» **Data listing**
= = =
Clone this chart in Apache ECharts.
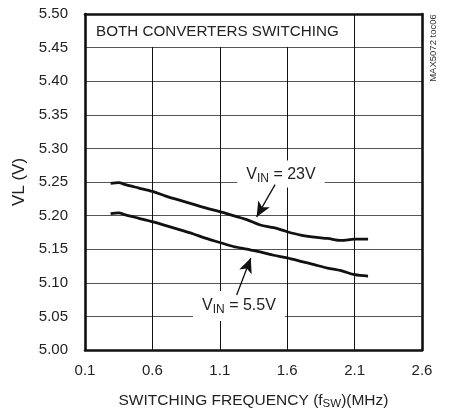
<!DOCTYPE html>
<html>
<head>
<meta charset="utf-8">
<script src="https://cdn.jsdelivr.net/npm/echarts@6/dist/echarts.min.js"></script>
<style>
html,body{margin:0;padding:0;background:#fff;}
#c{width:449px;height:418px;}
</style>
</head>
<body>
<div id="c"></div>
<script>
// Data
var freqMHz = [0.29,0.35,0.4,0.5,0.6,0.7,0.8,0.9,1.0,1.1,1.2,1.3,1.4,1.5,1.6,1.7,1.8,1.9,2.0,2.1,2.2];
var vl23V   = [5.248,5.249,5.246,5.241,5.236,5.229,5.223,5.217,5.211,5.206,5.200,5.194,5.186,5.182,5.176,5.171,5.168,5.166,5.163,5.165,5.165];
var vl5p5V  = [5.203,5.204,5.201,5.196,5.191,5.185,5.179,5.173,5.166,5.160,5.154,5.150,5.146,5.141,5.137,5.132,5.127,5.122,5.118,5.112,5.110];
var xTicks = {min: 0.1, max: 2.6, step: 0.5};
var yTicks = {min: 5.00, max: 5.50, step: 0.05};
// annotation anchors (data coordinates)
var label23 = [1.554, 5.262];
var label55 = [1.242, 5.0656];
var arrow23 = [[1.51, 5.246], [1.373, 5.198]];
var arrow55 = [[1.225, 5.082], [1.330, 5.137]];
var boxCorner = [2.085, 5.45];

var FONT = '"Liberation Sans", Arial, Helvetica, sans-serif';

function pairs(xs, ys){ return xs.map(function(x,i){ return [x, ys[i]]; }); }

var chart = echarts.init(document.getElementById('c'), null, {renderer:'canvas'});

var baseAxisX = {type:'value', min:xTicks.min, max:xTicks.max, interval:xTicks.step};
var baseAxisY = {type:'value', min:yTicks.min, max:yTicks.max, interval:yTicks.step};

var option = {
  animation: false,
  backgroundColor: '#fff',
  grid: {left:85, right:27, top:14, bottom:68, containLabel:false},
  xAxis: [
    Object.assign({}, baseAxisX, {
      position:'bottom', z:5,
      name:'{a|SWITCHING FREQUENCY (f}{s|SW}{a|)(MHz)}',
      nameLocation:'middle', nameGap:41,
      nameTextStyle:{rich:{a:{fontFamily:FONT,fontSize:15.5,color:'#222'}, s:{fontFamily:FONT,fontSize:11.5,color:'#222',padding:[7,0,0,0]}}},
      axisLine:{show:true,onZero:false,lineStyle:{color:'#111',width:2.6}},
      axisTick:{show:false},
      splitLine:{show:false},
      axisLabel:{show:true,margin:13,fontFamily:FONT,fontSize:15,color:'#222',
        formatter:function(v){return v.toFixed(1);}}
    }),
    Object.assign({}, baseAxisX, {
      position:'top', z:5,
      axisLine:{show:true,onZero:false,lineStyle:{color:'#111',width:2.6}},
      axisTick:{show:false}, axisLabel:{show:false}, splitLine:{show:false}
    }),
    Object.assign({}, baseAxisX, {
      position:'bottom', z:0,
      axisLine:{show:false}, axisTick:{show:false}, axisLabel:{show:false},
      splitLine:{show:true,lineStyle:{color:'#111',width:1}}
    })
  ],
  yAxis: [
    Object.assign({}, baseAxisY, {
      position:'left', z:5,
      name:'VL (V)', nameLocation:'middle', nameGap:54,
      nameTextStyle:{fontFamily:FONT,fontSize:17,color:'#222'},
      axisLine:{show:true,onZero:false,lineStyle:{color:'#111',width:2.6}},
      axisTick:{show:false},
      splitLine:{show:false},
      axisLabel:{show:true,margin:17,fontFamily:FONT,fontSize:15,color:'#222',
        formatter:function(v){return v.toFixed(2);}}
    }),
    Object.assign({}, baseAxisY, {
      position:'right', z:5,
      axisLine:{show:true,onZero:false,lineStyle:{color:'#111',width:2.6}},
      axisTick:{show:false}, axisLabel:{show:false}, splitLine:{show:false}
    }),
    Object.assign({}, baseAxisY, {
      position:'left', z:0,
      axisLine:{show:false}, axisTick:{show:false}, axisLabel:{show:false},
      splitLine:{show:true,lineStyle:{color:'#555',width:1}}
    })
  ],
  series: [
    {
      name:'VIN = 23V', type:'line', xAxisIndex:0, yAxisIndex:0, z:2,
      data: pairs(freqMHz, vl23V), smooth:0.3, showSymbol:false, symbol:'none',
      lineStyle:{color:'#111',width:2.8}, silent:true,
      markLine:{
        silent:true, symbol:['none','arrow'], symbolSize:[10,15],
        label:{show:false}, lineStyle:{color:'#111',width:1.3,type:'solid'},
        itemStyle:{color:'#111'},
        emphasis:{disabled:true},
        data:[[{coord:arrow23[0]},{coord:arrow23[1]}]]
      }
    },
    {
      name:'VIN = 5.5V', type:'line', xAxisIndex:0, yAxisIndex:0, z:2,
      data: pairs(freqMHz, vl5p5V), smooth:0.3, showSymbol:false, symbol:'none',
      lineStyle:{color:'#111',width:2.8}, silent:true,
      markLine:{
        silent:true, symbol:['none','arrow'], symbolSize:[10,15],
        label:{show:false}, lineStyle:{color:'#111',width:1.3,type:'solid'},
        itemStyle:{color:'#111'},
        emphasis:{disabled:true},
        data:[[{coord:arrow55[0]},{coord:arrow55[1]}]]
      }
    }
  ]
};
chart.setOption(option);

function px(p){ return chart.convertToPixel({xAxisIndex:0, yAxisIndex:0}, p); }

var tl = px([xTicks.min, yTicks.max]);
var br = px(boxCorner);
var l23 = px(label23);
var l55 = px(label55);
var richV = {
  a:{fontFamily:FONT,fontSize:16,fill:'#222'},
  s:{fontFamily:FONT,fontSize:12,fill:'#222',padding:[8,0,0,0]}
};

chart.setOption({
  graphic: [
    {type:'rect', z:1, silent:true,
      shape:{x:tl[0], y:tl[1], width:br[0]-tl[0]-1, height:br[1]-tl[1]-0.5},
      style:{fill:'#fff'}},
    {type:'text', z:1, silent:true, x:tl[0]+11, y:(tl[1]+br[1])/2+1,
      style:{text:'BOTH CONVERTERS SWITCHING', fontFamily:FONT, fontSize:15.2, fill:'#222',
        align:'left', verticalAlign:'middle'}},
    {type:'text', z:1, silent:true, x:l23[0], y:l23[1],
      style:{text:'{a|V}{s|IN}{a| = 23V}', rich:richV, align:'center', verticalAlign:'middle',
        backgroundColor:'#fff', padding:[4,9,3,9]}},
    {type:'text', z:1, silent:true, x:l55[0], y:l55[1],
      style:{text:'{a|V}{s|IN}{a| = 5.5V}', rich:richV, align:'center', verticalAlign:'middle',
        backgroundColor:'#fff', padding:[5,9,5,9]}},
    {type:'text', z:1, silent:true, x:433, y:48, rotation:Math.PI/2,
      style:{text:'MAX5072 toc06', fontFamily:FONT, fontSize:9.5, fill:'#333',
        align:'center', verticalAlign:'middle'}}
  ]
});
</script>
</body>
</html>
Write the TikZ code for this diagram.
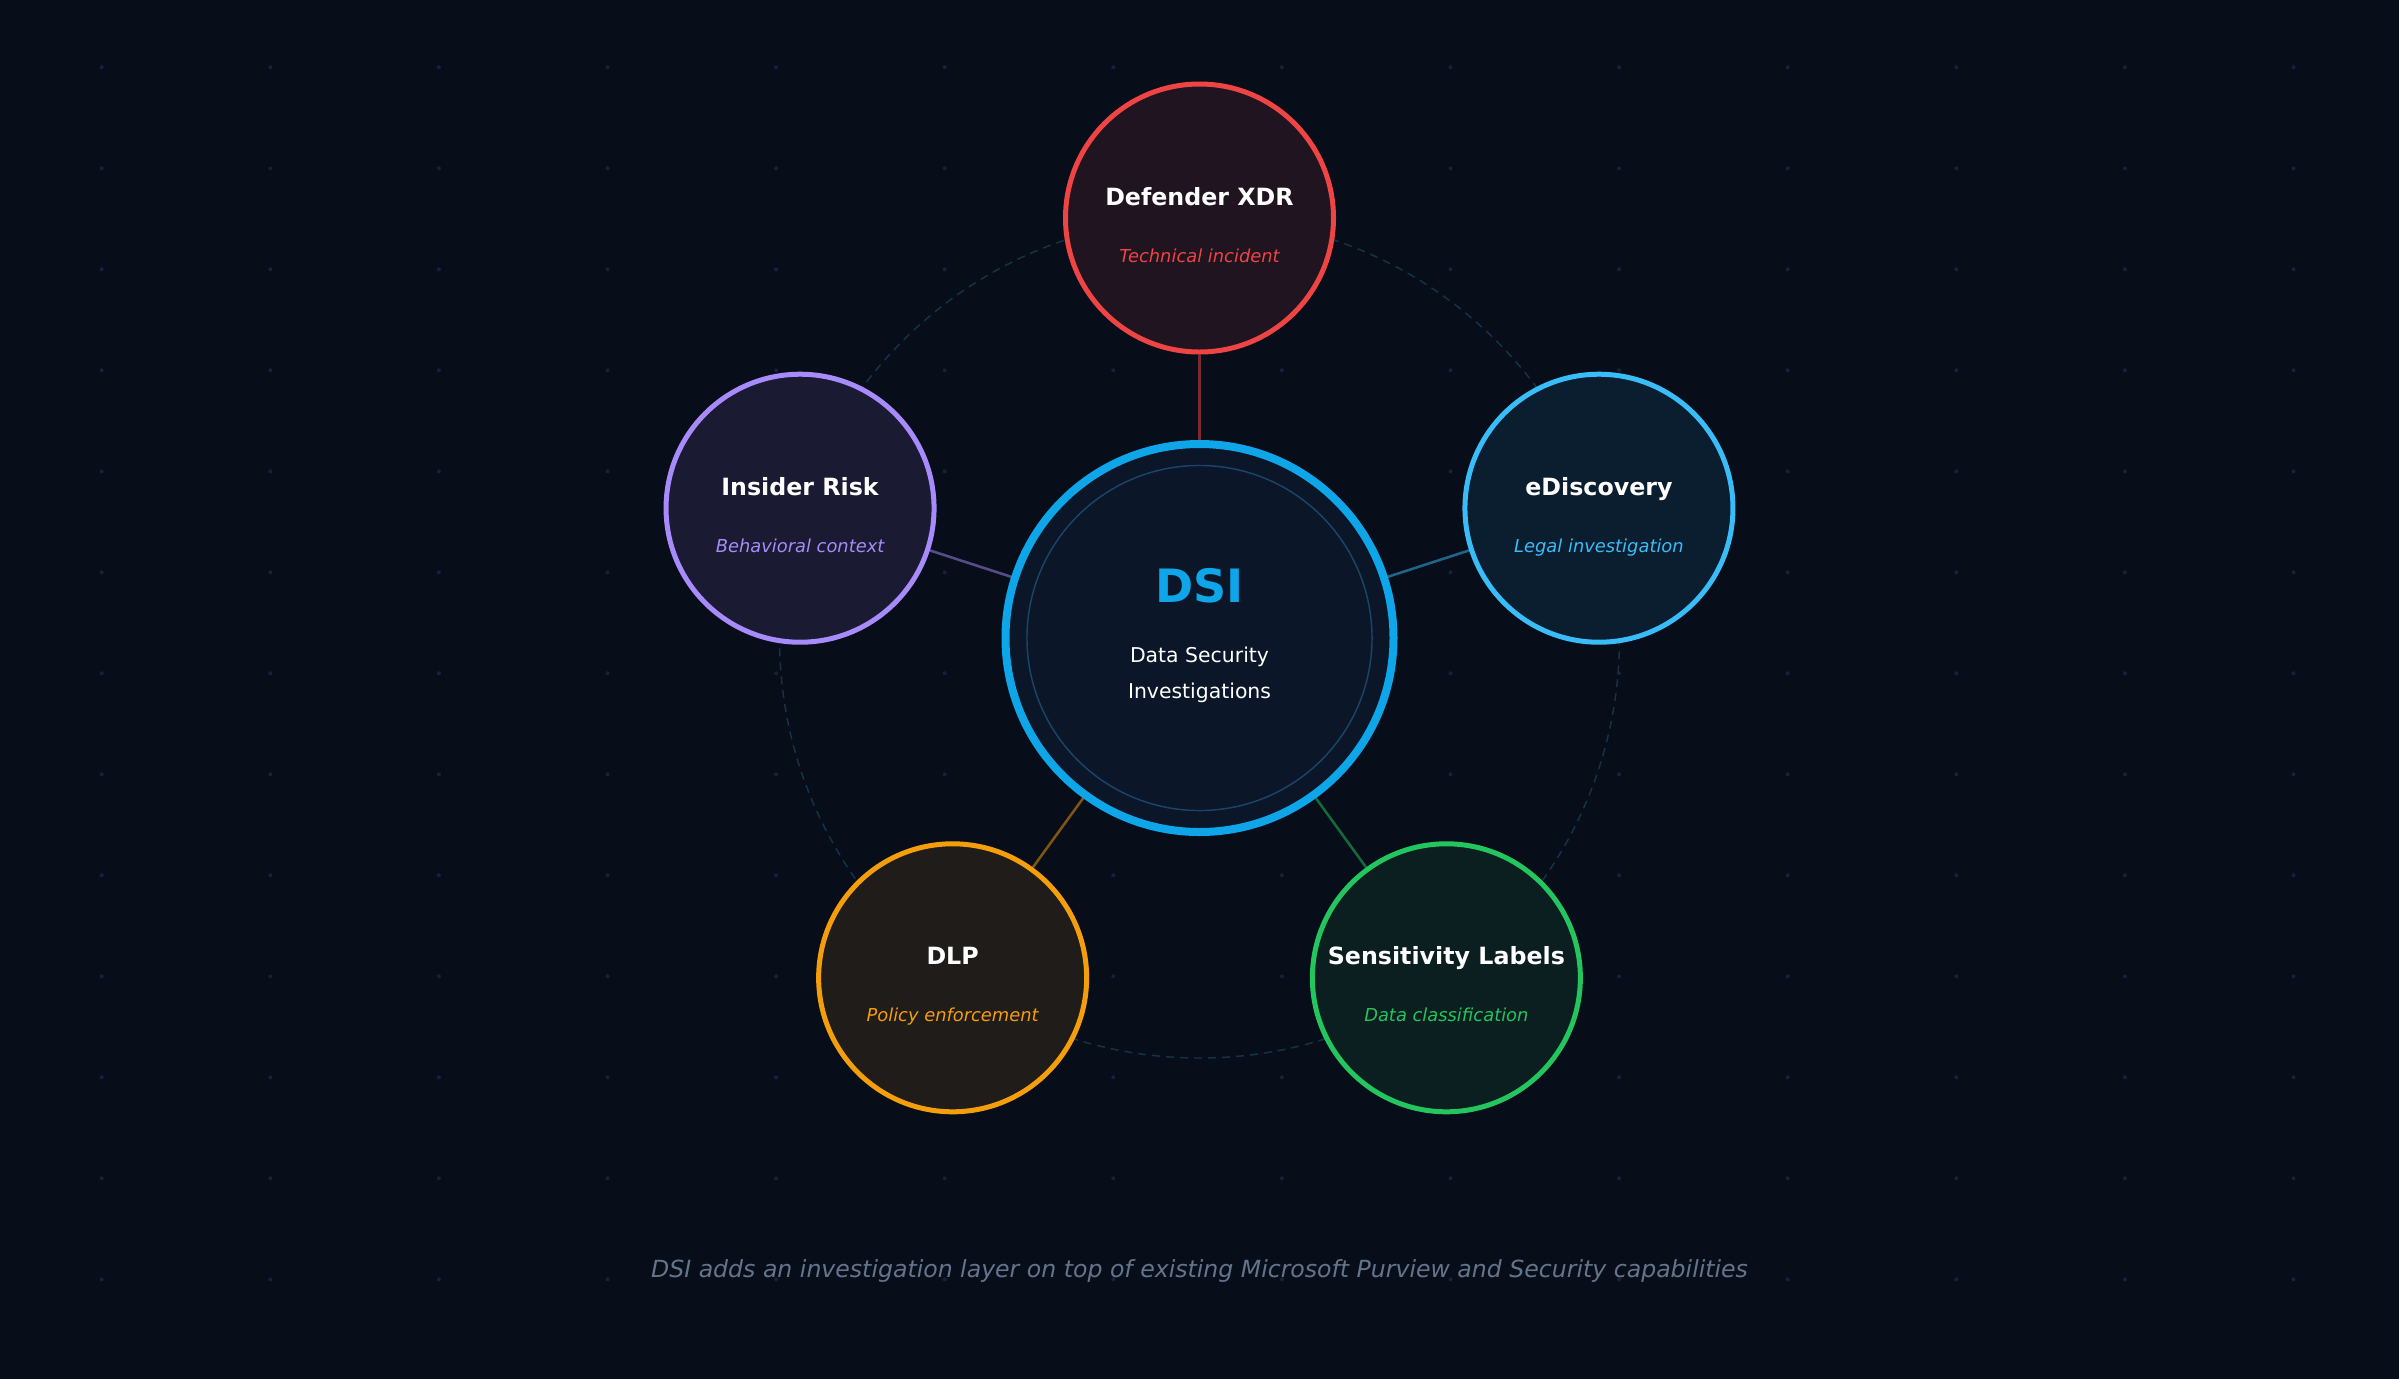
= = =
» **Direction**
Copy every entry exactly as written. Pictures are excluded.

» **Full output**
Clone this chart in Apache ECharts.
<!DOCTYPE html>
<html>
<head>
<meta charset="utf-8">
<script src="https://cdn.jsdelivr.net/npm/echarts@6/dist/echarts.min.js"></script>
<style>
html,body{margin:0;padding:0;background:#fff;}
#c{width:449px;height:418px;}
</style>
</head>
<body>
<div id="c"></div>
<script>
// Data
var freqMHz = [0.29,0.35,0.4,0.5,0.6,0.7,0.8,0.9,1.0,1.1,1.2,1.3,1.4,1.5,1.6,1.7,1.8,1.9,2.0,2.1,2.2];
var vl23V   = [5.248,5.249,5.246,5.241,5.236,5.229,5.223,5.217,5.211,5.206,5.200,5.194,5.186,5.182,5.176,5.171,5.168,5.166,5.163,5.165,5.165];
var vl5p5V  = [5.203,5.204,5.201,5.196,5.191,5.185,5.179,5.173,5.166,5.160,5.154,5.150,5.146,5.141,5.137,5.132,5.127,5.122,5.118,5.112,5.110];
var xTicks = {min: 0.1, max: 2.6, step: 0.5};
var yTicks = {min: 5.00, max: 5.50, step: 0.05};
// annotation anchors (data coordinates)
var label23 = [1.554, 5.262];
var label55 = [1.242, 5.0656];
var arrow23 = [[1.51, 5.246], [1.373, 5.198]];
var arrow55 = [[1.225, 5.082], [1.330, 5.137]];
var boxCorner = [2.085, 5.45];

var FONT = '"Liberation Sans", Arial, Helvetica, sans-serif';

function pairs(xs, ys){ return xs.map(function(x,i){ return [x, ys[i]]; }); }

var chart = echarts.init(document.getElementById('c'), null, {renderer:'canvas'});

var baseAxisX = {type:'value', min:xTicks.min, max:xTicks.max, interval:xTicks.step};
var baseAxisY = {type:'value', min:yTicks.min, max:yTicks.max, interval:yTicks.step};

var option = {
  animation: false,
  backgroundColor: '#fff',
  grid: {left:85, right:27, top:14, bottom:68, containLabel:false},
  xAxis: [
    Object.assign({}, baseAxisX, {
      position:'bottom', z:5,
      name:'{a|SWITCHING FREQUENCY (f}{s|SW}{a|)(MHz)}',
      nameLocation:'middle', nameGap:41,
      nameTextStyle:{rich:{a:{fontFamily:FONT,fontSize:15.5,color:'#222'}, s:{fontFamily:FONT,fontSize:11.5,color:'#222',padding:[7,0,0,0]}}},
      axisLine:{show:true,onZero:false,lineStyle:{color:'#111',width:2.6}},
      axisTick:{show:false},
      splitLine:{show:false},
      axisLabel:{show:true,margin:13,fontFamily:FONT,fontSize:15,color:'#222',
        formatter:function(v){return v.toFixed(1);}}
    }),
    Object.assign({}, baseAxisX, {
      position:'top', z:5,
      axisLine:{show:true,onZero:false,lineStyle:{color:'#111',width:2.6}},
      axisTick:{show:false}, axisLabel:{show:false}, splitLine:{show:false}
    }),
    Object.assign({}, baseAxisX, {
      position:'bottom', z:0,
      axisLine:{show:false}, axisTick:{show:false}, axisLabel:{show:false},
      splitLine:{show:true,lineStyle:{color:'#111',width:1}}
    })
  ],
  yAxis: [
    Object.assign({}, baseAxisY, {
      position:'left', z:5,
      name:'VL (V)', nameLocation:'middle', nameGap:54,
      nameTextStyle:{fontFamily:FONT,fontSize:17,color:'#222'},
      axisLine:{show:true,onZero:false,lineStyle:{color:'#111',width:2.6}},
      axisTick:{show:false},
      splitLine:{show:false},
      axisLabel:{show:true,margin:17,fontFamily:FONT,fontSize:15,color:'#222',
        formatter:function(v){return v.toFixed(2);}}
    }),
    Object.assign({}, baseAxisY, {
      position:'right', z:5,
      axisLine:{show:true,onZero:false,lineStyle:{color:'#111',width:2.6}},
      axisTick:{show:false}, axisLabel:{show:false}, splitLine:{show:false}
    }),
    Object.assign({}, baseAxisY, {
      position:'left', z:0,
      axisLine:{show:false}, axisTick:{show:false}, axisLabel:{show:false},
      splitLine:{show:true,lineStyle:{color:'#555',width:1}}
    })
  ],
  series: [
    {
      name:'VIN = 23V', type:'line', xAxisIndex:0, yAxisIndex:0, z:2,
      data: pairs(freqMHz, vl23V), smooth:0.3, showSymbol:false, symbol:'none',
      lineStyle:{color:'#111',width:2.8}, silent:true,
      markLine:{
        silent:true, symbol:['none','arrow'], symbolSize:[10,15],
        label:{show:false}, lineStyle:{color:'#111',width:1.3,type:'solid'},
        itemStyle:{color:'#111'},
        emphasis:{disabled:true},
        data:[[{coord:arrow23[0]},{coord:arrow23[1]}]]
      }
    },
    {
      name:'VIN = 5.5V', type:'line', xAxisIndex:0, yAxisIndex:0, z:2,
      data: pairs(freqMHz, vl5p5V), smooth:0.3, showSymbol:false, symbol:'none',
      lineStyle:{color:'#111',width:2.8}, silent:true,
      markLine:{
        silent:true, symbol:['none','arrow'], symbolSize:[10,15],
        label:{show:false}, lineStyle:{color:'#111',width:1.3,type:'solid'},
        itemStyle:{color:'#111'},
        emphasis:{disabled:true},
        data:[[{coord:arrow55[0]},{coord:arrow55[1]}]]
      }
    }
  ]
};
chart.setOption(option);

function px(p){ return chart.convertToPixel({xAxisIndex:0, yAxisIndex:0}, p); }

var tl = px([xTicks.min, yTicks.max]);
var br = px(boxCorner);
var l23 = px(label23);
var l55 = px(label55);
var richV = {
  a:{fontFamily:FONT,fontSize:16,fill:'#222'},
  s:{fontFamily:FONT,fontSize:12,fill:'#222',padding:[8,0,0,0]}
};

chart.setOption({
  graphic: [
    {type:'rect', z:1, silent:true,
      shape:{x:tl[0], y:tl[1], width:br[0]-tl[0]-1, height:br[1]-tl[1]-0.5},
      style:{fill:'#fff'}},
    {type:'text', z:1, silent:true, x:tl[0]+11, y:(tl[1]+br[1])/2+1,
      style:{text:'BOTH CONVERTERS SWITCHING', fontFamily:FONT, fontSize:15.2, fill:'#222',
        align:'left', verticalAlign:'middle'}},
    {type:'text', z:1, silent:true, x:l23[0], y:l23[1],
      style:{text:'{a|V}{s|IN}{a| = 23V}', rich:richV, align:'center', verticalAlign:'middle',
        backgroundColor:'#fff', padding:[4,9,3,9]}},
    {type:'text', z:1, silent:true, x:l55[0], y:l55[1],
      style:{text:'{a|V}{s|IN}{a| = 5.5V}', rich:richV, align:'center', verticalAlign:'middle',
        backgroundColor:'#fff', padding:[5,9,5,9]}},
    {type:'text', z:1, silent:true, x:433, y:48, rotation:Math.PI/2,
      style:{text:'MAX5072 toc06', fontFamily:FONT, fontSize:9.5, fill:'#333',
        align:'center', verticalAlign:'middle'}}
  ]
});
</script>
</body>
</html>
Write the TikZ code for this diagram.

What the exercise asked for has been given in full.